You know how when you wake up and your dick seems like its been
awake for atleast five minutes. Then it’s like,”Hey how’s it
going”.
Also, your sitting there, and your talking to your dick.
“Hey man what happened last night”, you say.
“Well, I got a bit nervous so I fired a few warning shots”, your
dick anwers.

Alternate Toilet Paper

A bloke goes into a pub in the middle of nowhere, needing to go
to the toilet. The barman directs him outside, where a rickety
old dunny is.

The man does his buisness, and is about to wipe his arse when he
sees that there is no toilet paper. However, there is a note
nailed to the wall, which reads- We are sorry about the lack of
toilet paper, we ask you to please wipe yourself with your
finger, then stick it through a hole in the wall, where it will
be cleaned.

The bloke dosen’t think much of this, but he decides to follow
the request. So he cleans himself with his finger, then sticks
it out of the hole. All of a sudden it is hit by a hammer. So he
pulls his finger in…… and sucks it.

Health condition

The Queen of England was visiting one of Canada’s top hospitals, and during her tour of the floors she passed a room where a male patient was masturbating.

“Oh my God,” said the Queen, “that’s disgraceful, what is the meaning of this?”

The Doctor leading the tour explains; “I am sorry your highness, this man has a very serious condition where the testicles rapidly fill with
semen.  If he doesn’t do that 5 times a day, they’ll explode, and he would die instantly.”

“Oh, I am sorry,” said the Queen.

On the next floor they passed a room where a young nurse was giving a patient oral sex.

“Oh my God,” said the Queen, “what’s happening in there?”
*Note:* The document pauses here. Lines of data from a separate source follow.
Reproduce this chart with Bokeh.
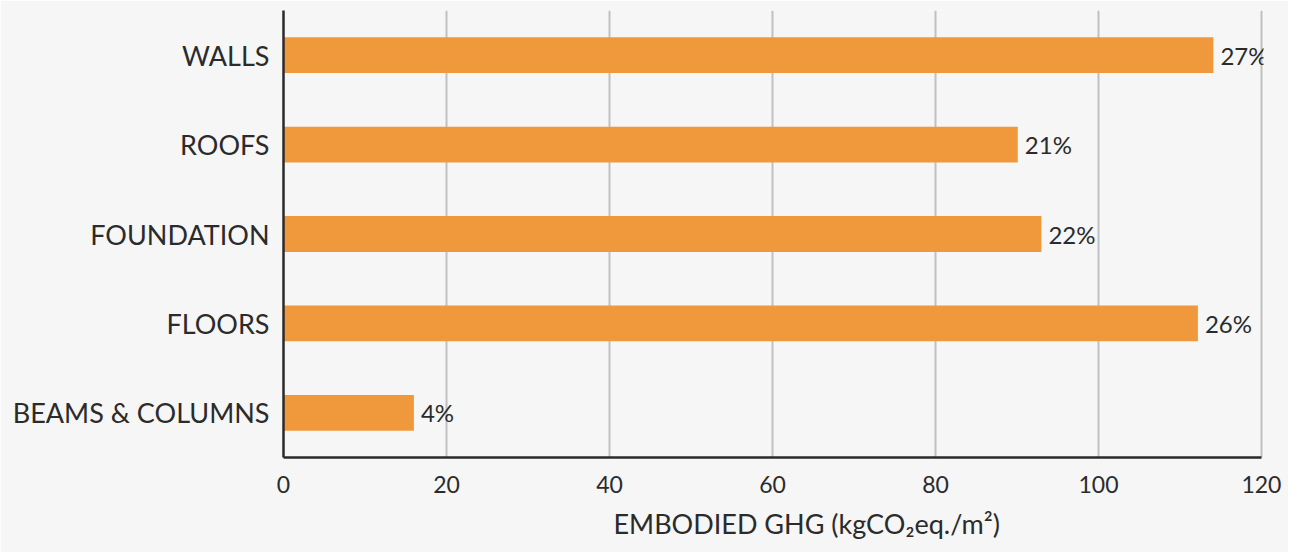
from bokeh.plotting import figure
from bokeh.models import FactorRange, Range1d, FixedTicker, Title, ColumnDataSource
from bokeh.core.properties import value
from bokeh.embed import file_html
from bokeh.resources import INLINE

categories = ["WALLS", "ROOFS", "FOUNDATION", "FLOORS", "BEAMS & COLUMNS"]
values = [114.1, 90.1, 93.0, 112.2, 16.0]
share_labels = ["27%", "21%", "22%", "26%", "4%"]
x_ticks = [0, 20, 40, 60, 80, 100, 120]
x_title = "EMBODIED GHG (kgCO\u2082eq./m\u00b2)"

FONT = "Lato"
TEXT = "#2b2b2b"
BG = "#f5f6f5"
BAR = "#f0993c"

src = ColumnDataSource(dict(cat=categories, val=values, lab=share_labels))

p = figure(
    width=1288, height=552,
    y_range=FactorRange(factors=list(reversed(categories))),
    x_range=Range1d(0, 120.25),
    output_backend="svg", toolbar_location=None,
    min_border_left=283, min_border_right=25, min_border_top=10, min_border_bottom=95,
)
p.background_fill_color = BG
p.border_fill_color = BG
p.outline_line_color = None

p.hbar(y="cat", right="val", left=0, height=0.40, source=src, fill_color=BAR, line_color=None)
p.text(x="val", y="cat", text="lab", source=src, x_offset=7, text_baseline="middle",
       text_align="left", text_font=value(FONT), text_font_size="24px", text_color=TEXT)

# grid
p.ygrid.grid_line_color = None
p.xgrid.ticker = FixedTicker(ticks=x_ticks)
p.xgrid.grid_line_color = "#c0c1c3"
p.xgrid.grid_line_width = 2

# x axis
p.xaxis.ticker = FixedTicker(ticks=x_ticks)
p.xaxis.bounds = (0, 120)
p.xaxis.axis_line_color = "#2a2a2a"
p.xaxis.axis_line_width = 2.5
p.xaxis.major_tick_line_color = None
p.xaxis.minor_tick_line_color = None
p.xaxis.major_tick_out = 0
p.xaxis.major_label_standoff = 18
p.xaxis.major_label_text_font = FONT
p.xaxis.major_label_text_font_size = "23px"
p.xaxis.major_label_text_color = TEXT

# y axis
p.yaxis.axis_line_color = "#2a2a2a"
p.yaxis.axis_line_width = 2.5
p.yaxis.major_tick_line_color = None
p.yaxis.minor_tick_line_color = None
p.yaxis.major_tick_out = 0
p.yaxis.major_label_standoff = 14
p.yaxis.major_label_text_font = FONT
p.yaxis.major_label_text_font_size = "27px"
p.yaxis.major_label_text_color = TEXT

t = Title(text=x_title, align="left", offset=330,
          text_font=FONT, text_font_size="27px", text_font_style="normal",
          text_color=TEXT, standoff=18)
p.add_layout(t, "below")

open("out.html", "w").write(file_html(p, INLINE))
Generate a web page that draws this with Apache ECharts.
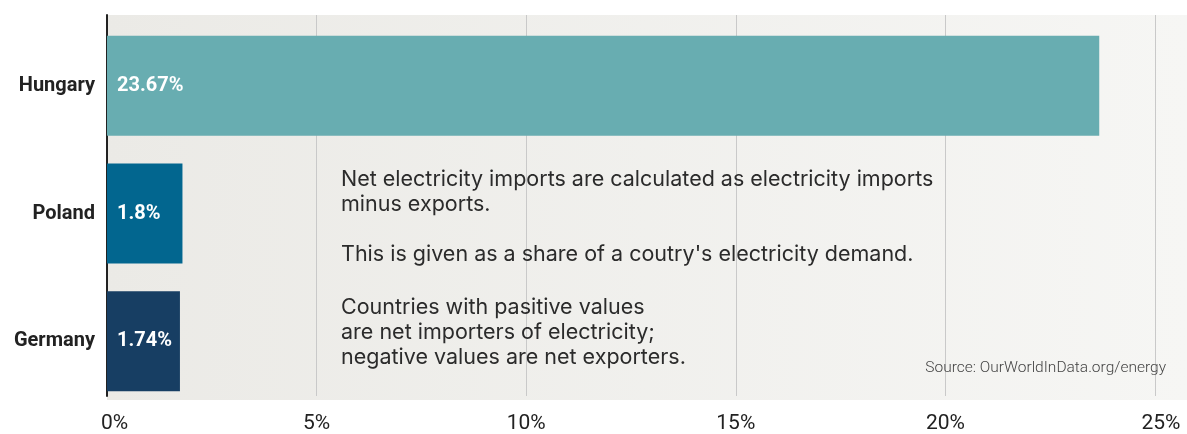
<!DOCTYPE html>
<html>
<head>
<meta charset="utf-8">
<script src="https://cdn.jsdelivr.net/npm/echarts@6/dist/echarts.min.js"></script>
<style>
  html, body { margin: 0; padding: 0; background: #ffffff; }
  #chart { width: 1187px; height: 434px; }
</style>
</head>
<body>
<div id="chart"></div>
<script>
// Net electricity imports as a share of demand
const countries = ['Hungary', 'Poland', 'Germany'];
const shares = [23.67, 1.8, 1.74];
const barColors = ['#68adb1', '#02668f', '#173e63'];
const tickValues = [0, 5, 10, 15, 20, 25];

const noteTop = ['Net electricity imports are calculated as electricity imports', 'minus exports.'];
const noteMid = ["This is given as a share of a coutry's electricity demand."];
const noteBottom = ['Countries with pasitive values', 'are net importers of electricity;', 'negative values are net exporters.'];
const sourceText = 'Source: OurWorldInData.org/energy';

const chart = echarts.init(document.getElementById('chart'), null, { renderer: 'canvas' });

const FONT = 'Roboto, "Noto Sans", sans-serif';
const NOTE_FONT = 'Inter, Roboto, sans-serif';
const noteStyle = { fill: '#2b2b2b', font: '21.5px ' + NOTE_FONT, lineHeight: 25, verticalAlign: 'top' };

chart.setOption({
  animation: false,
  grid: [
    { left: 107, right: 32, top: 15, bottom: 34 },
    { left: 107, right: 32, top: 22, bottom: 29 }
  ],
  graphic: [
    {
      type: 'rect', z: -10, silent: true,
      shape: { x: 107, y: 15, width: 1080, height: 385 },
      style: {
        fill: new echarts.graphic.LinearGradient(0, 0, 1, 0, [
          { offset: 0, color: '#ebeae6' },
          { offset: 1, color: '#f6f6f4' }
        ])
      }
    },
    { type: 'text', z: 20, left: 341, top: 167, style: Object.assign({ text: noteTop.join('\n') }, noteStyle) },
    { type: 'text', z: 20, left: 341, top: 242, style: Object.assign({ text: noteMid.join('\n') }, noteStyle) },
    { type: 'text', z: 20, left: 341, top: 295, style: Object.assign({ text: noteBottom.join('\n') }, noteStyle) },
    {
      type: 'text', z: 20, right: 21, top: 360,
      style: { text: sourceText, fill: '#444444', font: '300 15.5px ' + FONT }
    }
  ],
  xAxis: [
    {
      gridIndex: 0, type: 'value', min: 0, max: 25, interval: 5,
      axisLine: { show: false }, axisTick: { show: false },
      splitLine: { show: true, lineStyle: { color: '#c9c9c9', width: 1 } },
      axisLabel: {
        margin: 17, color: '#222222', fontSize: 21, fontFamily: FONT,
        formatter: v => {
          if (!tickValues.includes(v)) return '';
          if (v === 0) return '{first|' + v + '%}';
          if (v === 25) return '{last|' + v + '%}';
          return v + '%';
        },
        rich: {
          first: { fontSize: 21, fontFamily: FONT, color: '#222222', padding: [0, 0, 0, 15] },
          last: { fontSize: 21, fontFamily: FONT, color: '#222222', padding: [0, 0, 0, 12] }
        }
      }
    },
    {
      gridIndex: 1, type: 'value', min: 0, max: 25, interval: 5, show: false
    }
  ],
  yAxis: [
    {
      gridIndex: 0, type: 'category', data: countries, inverse: true,
      axisLine: { show: true, lineStyle: { color: '#222222', width: 2 } },
      axisTick: { show: false }, axisLabel: { show: false }
    },
    {
      gridIndex: 1, type: 'category', data: countries, inverse: true,
      axisLine: { show: false }, axisTick: { show: false },
      axisLabel: { margin: 12, color: '#222222', fontSize: 20, fontWeight: 'bold', fontFamily: FONT }
    }
  ],
  series: [
    {
      type: 'bar', xAxisIndex: 1, yAxisIndex: 1, barWidth: 100,
      data: shares.map((v, i) => ({ value: v, itemStyle: { color: barColors[i] } })),
      label: {
        show: true, position: 'insideLeft', distance: 10,
        color: '#ffffff', fontSize: 20, fontWeight: 'bold', fontFamily: FONT,
        formatter: p => p.value + '%'
      }
    }
  ]
});
</script>
</body>
</html>
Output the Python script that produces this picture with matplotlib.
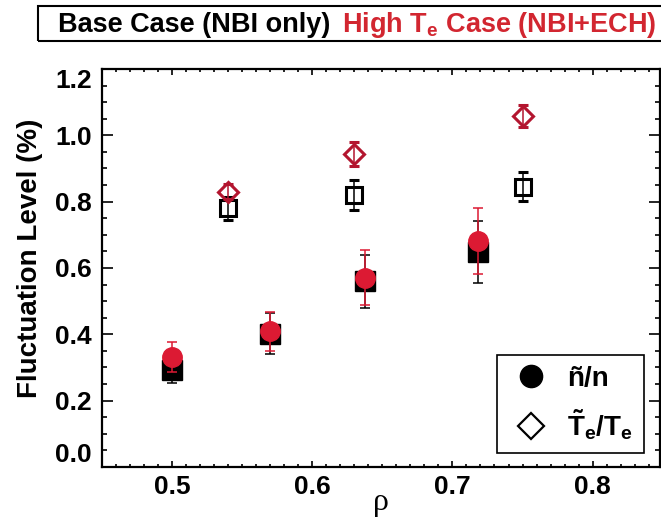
import numpy as np
import matplotlib
matplotlib.use("Agg")
import matplotlib.pyplot as plt
from matplotlib.lines import Line2D
from matplotlib.patches import Rectangle
from matplotlib.ticker import MultipleLocator, FormatStrFormatter

# n~/n : base case (black squares) and high Te case (red circles)
rho_n = [0.50, 0.57, 0.638, 0.718]
base_n = [0.292, 0.402, 0.560, 0.648]
base_n_err = [0.040, 0.061, 0.080, 0.094]
high_n = [0.331, 0.409, 0.571, 0.682]
high_n_err = [0.046, 0.058, 0.083, 0.099]

# Te~/Te : base case (open squares) and high Te case (open diamonds)
rho_te = [0.54, 0.63, 0.75]
base_te = [0.780, 0.820, 0.845]
base_te_err = [0.035, 0.044, 0.043]
high_te = [0.830, 0.944, 1.058]
high_te_err = [0.022, 0.036, 0.034]

xticks = [0.5, 0.6, 0.7, 0.8]
yticks = [0.0, 0.2, 0.4, 0.6, 0.8, 1.0, 1.2]

red = '#dc1a33'
dred = '#b3152f'

plt.rcParams['font.family'] = ['Liberation Sans', 'DejaVu Sans']
plt.rcParams['font.weight'] = 'bold'
plt.rcParams['mathtext.fontset'] = 'custom'
plt.rcParams['mathtext.rm'] = 'Liberation Sans:bold'
plt.rcParams['mathtext.it'] = 'Liberation Sans:bold'
plt.rcParams['mathtext.bf'] = 'Liberation Sans:bold'

fig = plt.figure(figsize=(6.61, 5.27), dpi=100)
ax = fig.add_axes([0.1539, 0.1139, 0.8446, 0.7553])

ax.errorbar(rho_te, base_te, yerr=base_te_err, fmt='s', mfc='none', mec='black', mew=2.2,
            ms=11.5, ecolor='black', elinewidth=1.1, capsize=3.5, capthick=1.1, zorder=2)
ax.errorbar(rho_te, high_te, yerr=high_te_err, fmt='D', mfc='none', mec=dred, mew=2.2,
            ms=10.5, ecolor=dred, elinewidth=1.1, capsize=3.5, capthick=1.1, zorder=3)
ax.errorbar(rho_n, base_n, yerr=base_n_err, fmt='s', color='black', ms=14,
            elinewidth=1.1, capsize=3.5, capthick=1.1, zorder=4)
ax.errorbar(rho_n, high_n, yerr=high_n_err, fmt='o', color=red, ms=14,
            elinewidth=1.1, capsize=3.5, capthick=1.1, zorder=5)

ax.set_xlim(0.45, 0.848)
ax.set_ylim(0, 1.2)
ax.set_xticks(xticks)
ax.set_yticks(yticks)
ax.xaxis.set_minor_locator(MultipleLocator(0.01))
ax.yaxis.set_minor_locator(MultipleLocator(0.05))
ax.xaxis.set_major_formatter(FormatStrFormatter('%.1f'))
ax.yaxis.set_major_formatter(FormatStrFormatter('%.1f'))

ax.tick_params(which='both', direction='in', top=True, right=True, width=1.2)
ax.tick_params(axis='y', which='major', length=8, pad=7, labelsize=19)
ax.tick_params(axis='y', which='minor', length=3.6)
ax.tick_params(axis='x', which='major', length=4.5, pad=6, labelsize=19)
ax.tick_params(axis='x', which='minor', length=2.2)
for s in ax.spines.values():
    s.set_linewidth(1.6)

# end labels pulled inside the axis range, as in the original
yt = ax.yaxis.get_major_ticks()
yt[0].label1.set_va('bottom')
yt[-1].label1.set_va('top')

ax.set_ylabel('Fluctuation Level (%)', fontsize=20, fontweight='bold')
ax.yaxis.set_label_coords(-0.105, 0.524)
ax.set_xlabel('ρ', fontsize=23, fontfamily='Liberation Serif', fontweight='normal', labelpad=-8)

handles = [Line2D([], [], marker='o', ls='none', color='black', ms=16),
           Line2D([], [], marker='D', ls='none', mfc='white', mec='black', mew=1.6, ms=13.5)]
leg = ax.legend(handles, ['ñ/n', r'$\tilde{\mathrm{T}}_\mathrm{e}/\mathrm{T}_\mathrm{e}$'],
                loc='lower right', bbox_to_anchor=(0.971, 0.035), borderaxespad=0,
                fontsize=20, fancybox=False, framealpha=1, edgecolor='black',
                handletextpad=0.5, labelspacing=0.55, borderpad=0.4, handlelength=1.6)
leg.get_frame().set_linewidth(1.2)

# header box above the axes
fig.patches.append(Rectangle((38 / 661, 1 - 41 / 527), 0.98, 35 / 527, transform=fig.transFigure,
                             fill=False, edgecolor='black', linewidth=1.5))
fig.text(58 / 661, 1 - 32 / 527, 'Base Case (NBI only)', fontsize=19.5, color='black')
fig.text(342 / 661, 1 - 32 / 527, r'High $\mathrm{T_e}$ Case (NBI+ECH)', fontsize=19.5, color='#d22630')

fig.savefig('out.png', dpi=100)
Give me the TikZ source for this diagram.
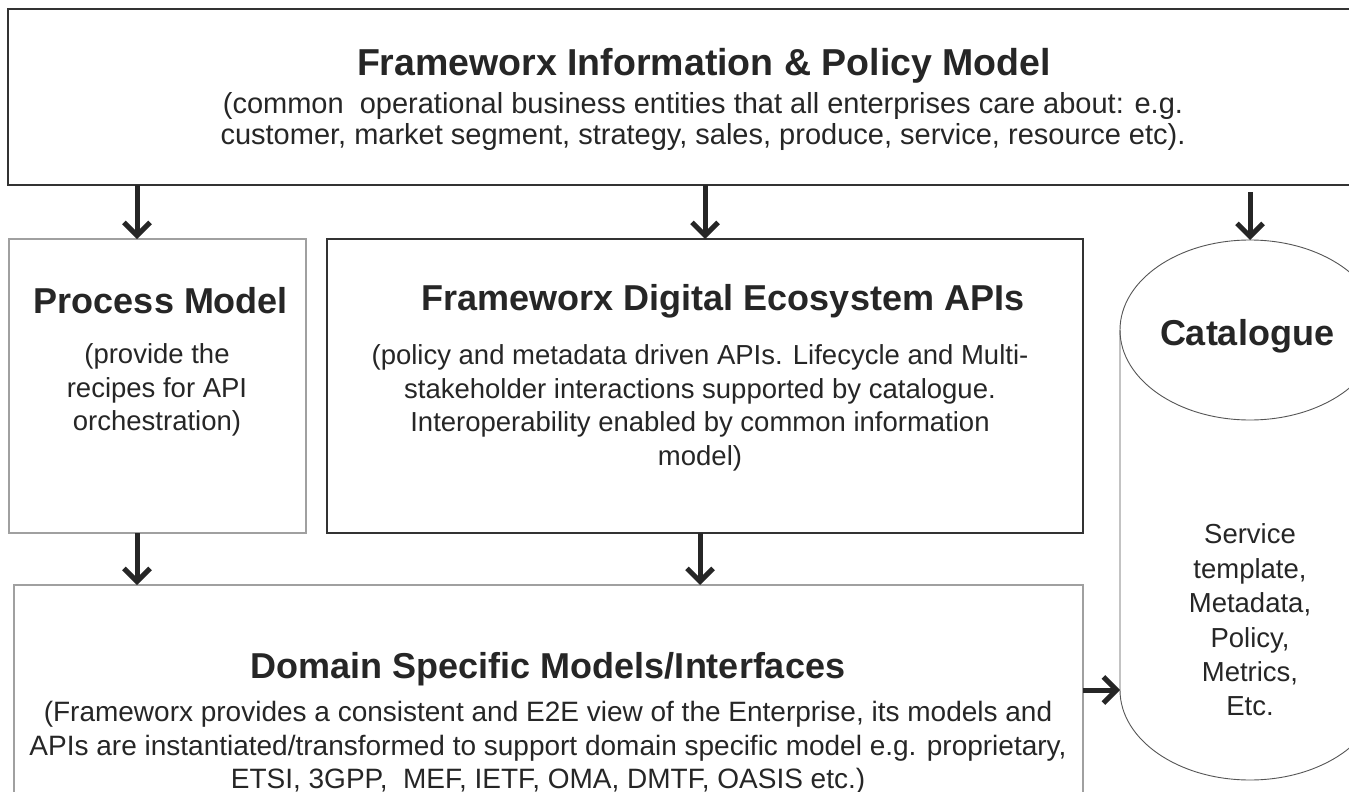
\documentclass[tikz,border=0pt]{standalone}
\usepackage{fontspec}
\setmainfont{Liberation Sans}
\usetikzlibrary{arrows.meta}
\definecolor{txt}{HTML}{262626}
\definecolor{dk}{HTML}{333333}
\definecolor{lg}{HTML}{A0A0A0}
\definecolor{cl}{HTML}{555555}
\tikzset{
  ttl/.style={font=\fontsize{36}{42}\selectfont\bfseries, text=txt, inner sep=0pt, align=center},
  bodytxt/.style={font=\fontsize{27.5}{33.5}\selectfont, text=txt, inner sep=0pt, align=center},
  darkbox/.style={draw=dk, line width=2pt},
  lightbox/.style={draw=lg, line width=1.2pt},
  arr/.style={draw=txt, line width=5pt, -{Straight Barb[length=13pt,width=26pt]}},
  cyl/.style={draw=cl, line width=0.9pt}
}
\begin{document}
\begin{tikzpicture}[x=1pt,y=-1pt]
\useasboundingbox (0,0) rectangle (1349,792);
\clip (0,0) rectangle (1349,792);
\fill[white] (0,0) rectangle (1349,792);

% boxes
\draw[darkbox] (8,9) rectangle (1370,185);
\draw[lightbox] (9,239) rectangle (306,533);
\draw[darkbox] (327,239) rectangle (1083,533);
\draw[lightbox] (14,585) rectangle (1083,820);

% catalogue cylinder
\draw[cyl] (1120,330) -- (1120,690) arc[start angle=180,end angle=0,x radius=130,y radius=90] -- (1380,330);
\draw[cyl] (1250,330) ellipse[x radius=130,y radius=90];
\coordinate (catTop) at (1250,240);
\coordinate (catLeft) at (1120,690);

% anchor coordinates for arrows
\coordinate (a1s) at (137,185);
\coordinate (a1e) at (137,239);
\coordinate (a2s) at (705,185);
\coordinate (a2e) at (705,239);
\coordinate (a3s) at (1250,192);
\coordinate (b1s) at (137,533);
\coordinate (b1e) at (137,585);
\coordinate (b2s) at (700,533);
\coordinate (b2e) at (700,585);
\coordinate (domE) at (1083,690);

\draw[arr] (a1s) -- (a1e);
\draw[arr] (a2s) -- (a2e);
\draw[arr] (a3s) -- (catTop);
\draw[arr] (b1s) -- (b1e);
\draw[arr] (b2s) -- (b2e);
\draw[arr] (domE) -- (catLeft);

% texts
\node[ttl, font=\fontsize{37.5}{42}\selectfont\bfseries] (topT) at (704,66) {Frameworx Information \& Policy Model};
\node[bodytxt, font=\fontsize{29}{31}\selectfont] (topB) at (703,122) {(common\ \ operational business entities that all enterprises care about: e.g.\\customer, market segment, strategy, sales, produce, service, resource etc).};

\node[ttl] (procT) at (161,301) {Process Model};
\node[bodytxt] (procB) at (157,390) {(provide the\\recipes for API\\orchestration)};

\node[ttl] (apiT) at (723,301) {Frameworx Digital Ecosystem APIs};
\node[bodytxt] (apiB) at (700,408) {(policy and metadata driven APIs. Lifecycle and Multi-\\stakeholder interactions supported by catalogue.\\Interoperability enabled by common information\\model)};

\node[ttl] (catT) at (1247,336) {Catalogue};
\node[bodytxt, font=\fontsize{27.5}{34.4}\selectfont] (catB) at (1250,620) {Service\\template,\\Metadata,\\Policy,\\Metrics,\\Etc.};

\node[ttl] (domT) at (548,669) {Domain Specific Models/Interfaces};
\node[bodytxt, font=\fontsize{28}{33.5}\selectfont] (domB) at (548,748) {(Frameworx provides a consistent and E2E view of the Enterprise, its models and\\APIs are instantiated/transformed to support domain specific model e.g. proprietary,\\ETSI, 3GPP,\ \ MEF, IETF, OMA, DMTF, OASIS etc.)};
\end{tikzpicture}
\end{document}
The Doctor replied, “Same problem, better health plan.”

Another Castration

A man went to his doctor and said, “I want to be castrated.”
“What?” said the doctor, “surely you don’t want that.”
“Yes,” said the man, “that’s what I want; I insist.”

So, the doctor told him to check into the hospital. When he did he was stripped, laid on a cart, wheeled into the operating room, anaesthetized, and CHWOP! off they came. The next day, he woke up in a double room and, wanting to be socialable, asked the man in the next bed what he was in for.

“Oh, I was circumsized,” the man said.
“Son of a bitch! That’s the word I was looking for!”

Request for a raise :)

The male sexual organ requests a promotion and a raise for the following reasons:

– has to work hard;
– has to work at great depths;
– has to work upside down;
– has no ventilation or air conditioned environment at work;
– has to work in a high humidity environment;
– has to work at high temperatures;
– does not get weekends and holidays off;
– does not get time off after extra hours of work;
– has a hazardous work environment that often causes professional sickness.

Request DENIED for the following reasons:

– does not work 8 hours in a row;
– does not answer immediately to all requests;
– does not have a degree;
– after a short activity period, falls asleep at work;
– shows no fidelity to the workplace;
– retires too early;
– does not work at all unless pushed from behind;
– does not leave the workplace clean after finishing work.

Fishing Pole Shopping

One day a lady went into a fishing shop to buy her husband a fishing pole for his birthday.

She picked up a really nice looking pole and asked the salesman how much it was. The sales man says, “I am blind but if you give me the pole I can tell how much it is by the weight.”

So the lady gives him the pole and he says, “That pole is worth $45.” She was amazed at how cheap that was.

So then she picked up another really nice pole, hands it to the man and he says, “This pole is worth $55.” she decided that was also really cheap.

And then she picks the nicest looking pole in the place and handed it to the man and he says, “This pole is our best and it is $70.” she told him that she would take it.

As she was getting the fishing pole all rung up, she had to fart really really badly. She decided since the man was blind that it really wouldn’t matter if she farted in front of him so she just let it loose.

All of a sudden the man says, “It all comes up to $80.”

Confused the lady says to him, “But you said the fishing pole was only $70.”

He said, “It is. Its $70 for the fishing pole and $10 for the duck call.”